Erschienen in Gazette Charlottenburg September 2019
Die Kommunale Galerie Berlin am Hohenzollerndamm 176 in Wilmersdorf zeigt bis 27. Oktober Werke von Isabel Kerkermeier, Betina Kuntzsch und Marianne Stoll. Geöffnet ist Dienstag – Freitag 10-17 Uhr, Mittwoch 10-19 Uhr und Sonntag 11-17 Uhr, am 3. Oktober ist geschlossen, der Eintritt ist frei.
Der Prozess der Transformation in den Werken der Künstlerinnen eröffnet neue Perspektiven: In digitalen Video-Zeichnungen konstruiert Betina Kuntzsch eine immaterielle Wirklichkeit aus Bild und Zeit. Die Intention von Isabel Kerkermeier, lineare Strukturen radikal aufzulösen, schließt daran an. Sie löst Dinge auf und kehrt das Innerste nach außen. Aus der Dekonstruktion entstehen auch die Relief-Collagen von Marianne Stoll, die sie aus Fragmenten montiert.
In die schier unverwüstliche Struktur von gebrauchten Werbeplanen greift Isabel Kerkermeier mit äußerster Kraft ein und kehrt dabei das Innere nach außen. Das, was Wind und Wetter an haushohen Fassaden abgehalten hat, wird von der Künstlerin, die in Berlin lebt und arbeitet, zerlegt und ausgeweidet und zu großformatigen Bildwerken gestaltet. Die Reklameaufdrucke fließen ebenso mit in das Werk ein. Die unverwüstlichen Planen erhalten durch das rudimentäre Abschichten, Auftrennen und Zerschneiden als bildgebendes Verfahren ihre lineare Zeichnung und plastische Form.
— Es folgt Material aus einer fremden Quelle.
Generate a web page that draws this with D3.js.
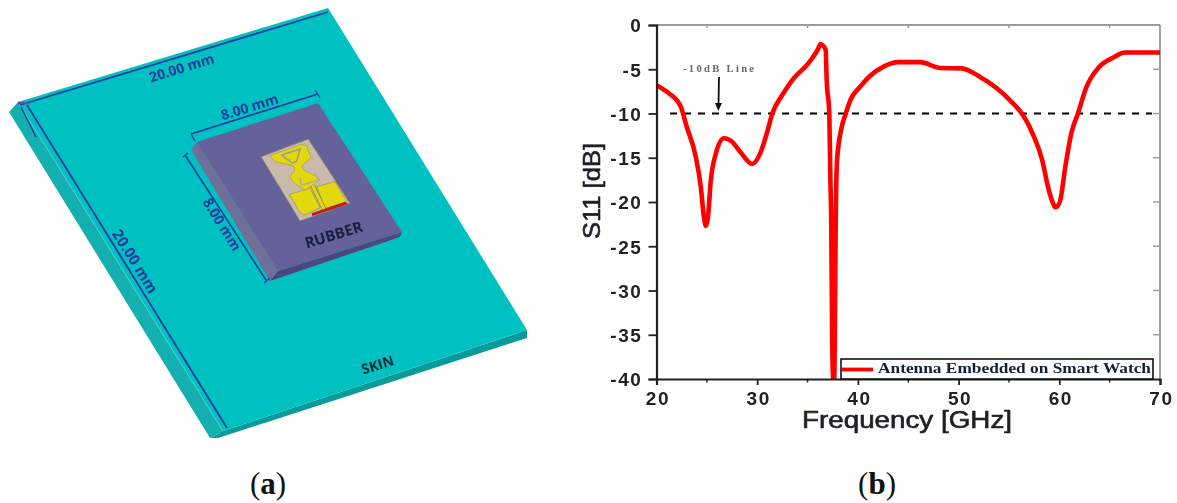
<!DOCTYPE html>
<html><head><meta charset="utf-8">
<script src="https://cdn.jsdelivr.net/npm/d3@7/dist/d3.min.js"></script>
<style>html,body{margin:0;padding:0;background:#fff;overflow:hidden}svg{display:block}</style>
</head><body><svg id="c" width="1177" height="503"></svg>
<script>
// ---- chart data ----
const freq = [20,21.2,22.4,23,23.9,24.4,24.7,24.9,25.1,25.4,25.9,26.7,27.5,28.3,29.5,30.3,31,31.5,32.5,33.5,35.1,36,36.3,36.5,36.8,36.9,37.16,37.26,37.35,37.45,37.55,37.65,37.7,37.8,37.93,38.4,38.8,39.25,40.2,41.2,42.55,44,46.2,48.2,50.3,52.1,53.8,55.4,56.4,57.4,58.3,58.9,59.4,59.6,59.8,60.1,60.6,61.2,61.85,62.7,64,65.4,66.5,70];
const s11  = [-6.8,-7.7,-9.2,-11.5,-14.9,-18.3,-21.6,-22.7,-21.8,-17.5,-14.5,-12.8,-13.2,-14.3,-15.7,-14.5,-12.05,-10,-7.9,-6.2,-4.3,-2.8,-2.15,-2.3,-2.8,-6.2,-10,-17.1,-22,-36,-40,-40,-36,-22,-15.25,-11.5,-10,-8.5,-7,-5.76,-4.7,-4.2,-4.2,-4.86,-4.9,-5.84,-7.15,-8.85,-10.17,-12.4,-15.25,-18.4,-20.2,-20.6,-20.5,-19.8,-16,-12.2,-10,-7,-4.7,-3.65,-3.1,-3.1];
const xTicks = [20,30,40,50,60,70];
const xMinor = [25,35,45,55,65];
const yTicks = [0,-5,-10,-15,-20,-25,-30,-35,-40];
const threshold = -10;
const legendLabel = "Antenna Embedded on Smart Watch";
const xTitle = "Frequency [GHz]";
const yTitle = "S11 [dB]";

const svg = d3.select("#c");
const soft = svg.append("g").style("filter","blur(0.6px)");

// ---- panel (a): illustration ----
const skinTop   = [[18,102],[328,8],[527,330],[223,431]];
const skinLeft  = [[9,112],[18,102],[223,431],[210,438]];
const skinFront = [[223,431],[527,330],[527,338],[218,438],[210,438]];
const rubberTop   = [[197,142],[318,103],[402,232],[278,271]];
const rubberLeft  = [[191,150],[197,142],[278,271],[270,281]];
const rubberFront = [[278,271],[402,232],[400,237],[270,281]];
const z = a => a.map(([X,Y]) => [255+X/3, 135+Y/3]);
const sub    = z([[18,65],[160,12],[285,205],[135,258]]);
const upper  = z([[45,62],[140,28],[155,32],[168,68],[140,92],[145,105],[185,125],[195,135],[150,165],[118,145],[105,125],[120,105],[115,92],[60,80]]);
const hole   = z([[80,60],[135,42],[125,78],[112,85]]);
const slot   = z([[135,130],[140,150],[190,135],[180,112]]);
const patchL = z([[103,178],[165,160],[195,218],[150,240],[135,232]]);
const patchR = z([[185,155],[240,140],[275,200],[210,220]]);
const red    = z([[170,235],[270,200],[280,207],[172,243]]);
const feedA  = z([[172,150],[207,222]]);

const a = soft.append("g");
const poly = (p,f,s,w) => a.append("polygon").attr("points",p.join(" ")).attr("fill",f).attr("stroke",s||"none").attr("stroke-width",w||0);
const seg = (p,c,w) => a.append("path").attr("d",d3.line()(p)).attr("fill","none").attr("stroke",c).attr("stroke-width",w).attr("stroke-linejoin","round");
poly(skinLeft,"#14b0b0"); poly(skinFront,"#0b9a9a"); poly(skinTop,"#00c1c1");
seg([[18,102],[223,431]],"#4fd3cc",0.8);
const blue = "#1c3c9c";
seg([[20,105],[328,12]],blue,1.8);
seg([[27,105],[227,428]],blue,1.8);
seg([[21,107],[36,137]],blue,1.4);
seg([[18,103],[30,103]],"#5a52b0",2.5);
poly(rubberLeft,"#706f97"); poly(rubberFront,"#4a477c"); poly(rubberTop,"#64619b");
seg([[191,134],[318,94]],blue,1.6);
seg([[191,134],[195,141]],blue,1.3); seg([[315,90],[320,98]],blue,1.3);
seg([[185,155],[266,280]],blue,1.6);
seg([[183,157],[188,153]],blue,1.3); seg([[264,283],[270,278]],blue,1.3);
poly(sub,"#c9b9a9","#85826f",0.8);
poly(patchL,"#e3d80c","#8d8b50",0.6); poly(patchR,"#e3d80c","#8d8b50",0.6);
poly(upper,"#e3d80c","#8d8b50",0.5);
poly(hole,"#e3d80c","#a09f88",1.6);
seg(slot,"#b2b09a",1.8);
seg(feedA,"#8d8b50",4.6); seg(feedA,"#e3d80c",3);
poly(red,"#c01c1c");
const aText = (t,x,y,r,size,col,w) => a.append("text").text(t).attr("transform",`translate(${x},${y}) rotate(${r})`)
  .attr("text-anchor","middle").attr("dominant-baseline","middle").attr("font-family","'Open Sans',sans-serif")
  .attr("font-size",size).attr("font-weight",w||700).attr("fill",col);
aText("20.00 mm",182,69,-17,14,blue);
aText("8.00 mm",250,108,-17,14,blue);
aText("8.00 mm",221,225,58,14,blue);
aText("20.00 mm",134,262,58,15,blue);
aText("RUBBER",334,236,-17,15,"#15203f",700);
aText("SKIN",378,366,-17,14,"#0d2a3a",700);

// ---- panel (b): chart ----
const x = d3.scaleLinear().domain([20,70]).range([656.5,1160]);
const y = d3.scaleLinear().domain([0,-40]).range([25,379]);
const b = soft.append("g");
const dark = "#222", grey = "#9a9a9a";
const font = "'Liberation Sans',Arial,sans-serif";

// frame
b.append("line").attr("x1",x(20)).attr("x2",x(70)).attr("y1",y(0)).attr("y2",y(0)).attr("stroke",grey).attr("stroke-width",1.8);
b.append("line").attr("x1",x(70)).attr("x2",x(70)).attr("y1",y(0)).attr("y2",y(-40)).attr("stroke",grey).attr("stroke-width",1.8);
b.selectAll(".rt").data(yTicks.slice(1,-1)).join("line").attr("x1",x(70)-7).attr("x2",x(70)).attr("y1",y).attr("y2",y).attr("stroke",grey).attr("stroke-width",1.4);
b.selectAll(".tp").data(xMinor).join("line").attr("x1",x).attr("x2",x).attr("y1",y(0)).attr("y2",y(0)+3).attr("stroke",grey).attr("stroke-width",1.4);

// threshold
b.append("line").attr("x1",670).attr("x2",1152).attr("y1",y(threshold)).attr("y2",y(threshold))
  .attr("stroke","#000").attr("stroke-width",2).attr("stroke-dasharray","7 7");

// curve
svg.append("clipPath").attr("id","plot").append("rect").attr("x",x(20)).attr("y",y(0)).attr("width",x(70)-x(20)).attr("height",y(-40)-y(0));
b.append("path").datum(freq.map((f,i)=>[f,s11[i]]))
  .attr("d",d3.line().x(d=>x(d[0])).y(d=>y(d[1])).curve(d3.curveMonotoneX))
  .attr("fill","none").attr("stroke","#ff0000").attr("stroke-width",4.6).attr("stroke-linejoin","round")
  .attr("clip-path","url(#plot)");

// axes (d3 generators)
const ax = d3.axisBottom(x).tickValues(xTicks).tickSize(6).tickFormat(d3.format("d"));
const gx = b.append("g").attr("transform",`translate(0,${y(-40)})`).call(ax);
const ay = d3.axisLeft(y).tickValues(yTicks).tickSize(8).tickFormat(d=>d===0?"0":"-"+Math.abs(d));
const gy = b.append("g").attr("transform",`translate(${x(20)},0)`).call(ay);
b.selectAll(".mn").data(xMinor).join("line").attr("x1",x).attr("x2",x).attr("y1",y(-40)).attr("y2",y(-40)+3.5).attr("stroke",dark).attr("stroke-width",1.5);
[gx,gy].forEach(g=>{
  g.selectAll("path").attr("stroke",dark).attr("stroke-width",2.2);
  g.selectAll("line").attr("stroke",dark).attr("stroke-width",1.8);
  g.selectAll("text").attr("font-family",font).attr("font-weight",700).attr("font-size",19).attr("fill",dark).attr("letter-spacing",1.6);
});
gx.selectAll("text").attr("y",null).attr("dy",null).attr("transform","translate(1,26)").attr("text-anchor","middle");
gy.selectAll("text").attr("x",-14).attr("dy","0.36em").attr("text-anchor","end");

// titles
b.append("text").text(xTitle).attr("x",907).attr("y",428).attr("text-anchor","middle")
  .attr("font-family",font).attr("font-size",23).attr("fill","#1f1f2a").attr("stroke","#1f1f2a").attr("stroke-width",0.6)
  .attr("textLength",210).attr("lengthAdjust","spacingAndGlyphs");
b.append("text").text(yTitle).attr("transform","translate(600,191) rotate(-90)").attr("text-anchor","middle")
  .attr("font-family",font).attr("font-size",24).attr("fill","#1f1f2a").attr("stroke","#1f1f2a").attr("stroke-width",0.6)
  .attr("textLength",96).attr("lengthAdjust","spacingAndGlyphs");

// annotation
b.append("text").text("-10dB Line").attr("x",683).attr("y",72).attr("font-family","'Liberation Serif',serif")
  .attr("font-size",10.5).attr("font-weight",700).attr("fill","#666").attr("textLength",71).attr("lengthAdjust","spacing");
b.append("line").attr("x1",719).attr("y1",77).attr("x2",718.5).attr("y2",104).attr("stroke","#111").attr("stroke-width",1.8);
b.append("path").attr("d",d3.line()([[715,103],[722,103],[718.3,111]])).attr("fill","#111");

// legend
b.append("rect").attr("x",841).attr("y",359).attr("width",312).attr("height",20).attr("fill","#fff").attr("stroke","#111").attr("stroke-width",1.6);
b.append("line").attr("x1",842).attr("x2",873).attr("y1",369.5).attr("y2",369.5).attr("stroke","#ff0000").attr("stroke-width",3.8);
b.append("text").text(legendLabel).attr("x",878).attr("y",373).attr("font-family","'Liberation Serif',serif")
  .attr("font-size",14.5).attr("font-weight",700).attr("fill","#10203a").attr("textLength",273).attr("lengthAdjust","spacingAndGlyphs");

// sub-figure labels
const cap = (l,cx) => { const t = svg.append("text").attr("x",cx).attr("y",494).attr("text-anchor","middle")
    .attr("font-family","'Liberation Serif',serif").attr("font-size",31).attr("fill","#111");
  t.append("tspan").text("("); t.append("tspan").text(l).attr("font-weight",700); t.append("tspan").text(")"); };
cap("a",268); cap("b",877);
</script></body></html>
Betina Kuntzsch beschäftigt sich mit neuesten, medialen Entwicklungen (u.a. Computer-animationen) auf der einen Seite und historischen Materialien (z. B. zerfallende Fotografien oder Filme) auf der anderen. In dem von ihr erfundenen Genre der „Video-Zeichnungen“ werden zeichnerische Grundelemente oder dokumentarische Aufnahmen durch analoge und digitale Animationen zu Raumvariationen, die gesellschaftliche Aspekte spiegeln.
Aufgeschichtete Dekompositionen aus Bildfragmenten lassen die Collagen von Marianne Stoll zu Reliefstrukturen anwachsen. Folien, Fotografien, Zeitausschnitte und überarbeitete Papiere sind dem eigentlichen Kontext entrissen und neu montiert. Aus Fragmenten entsteht ein geschlossenes Gesamtbild. Die Relief-Collagen lassen in den Abgrund von Bilderflut und Überfluss blicken und erinnern an das mehr und mehr ausufernde Umfeld der übervollen Zivilgesellschaft.